Earlier this month, for example, Comer sent out a fundraising email touting his having “uncovered evidence proving a massive web of lies told by Joe Biden about his family’s business dealings with our enemies around the globe.” (He did not.)
“I have some good news,” the message continued, “the American people are waking up to his lies and seeing him for the compromised Commander in Chief that he is. Now, with less than 200 days until the election, we must do everything we can to debunk his lies and make sure every voter knows the truth about the Biden Crime Family.”
Two weeks later, Comer tried to fundraise off the administration decision to assert executive privilege over audio recordings of interviews with Biden conducted by special counsel Robert K. Hur.

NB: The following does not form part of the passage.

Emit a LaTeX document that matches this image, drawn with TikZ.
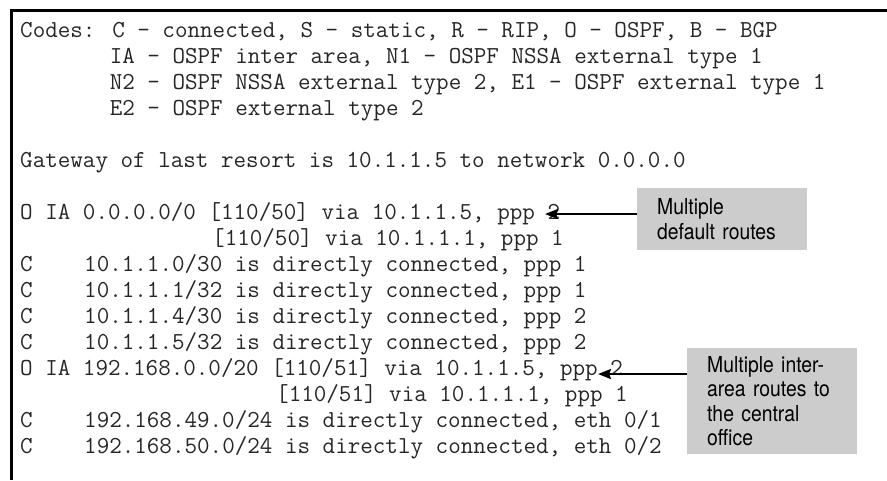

The recordings were sought as part of the sprawling impeachment inquiry
Attorney General Merrick Garland’s decision not to make the recordings available “could be the final blow to Biden with swing voters across the country,” the email from Comer asserted.
There is precedent for House Republicans using investigations to influence presidential politics. Back in 2015, McCarthy came under fire for crowing to Fox News’s Sean Hannity that, while the Democratic nominee Hillary Clinton once looked impossible to beat, “we put together a Benghazi Special Committee, a select committee. What are her numbers today? Her numbers are dropping.”
Over the course of his probe, Comer has repeatedly elevated false or unsubstantiated claims about Joe Biden despite those claims having been shown to be false or unsubstantiated. His ongoing insistence that he has the goods on Biden and/or that he is about to lower the boom — a finale that has been imminent for months now — is either a function of his being unfamiliar with his claims being debunked or it is a function of his being uninterested that they have been.
His probe, since the beginning, has carried the odor, not of good-faith oversight, but of the weaponization of government office for political purposes. Perhaps this is why he so readily accuses Raskin of the same.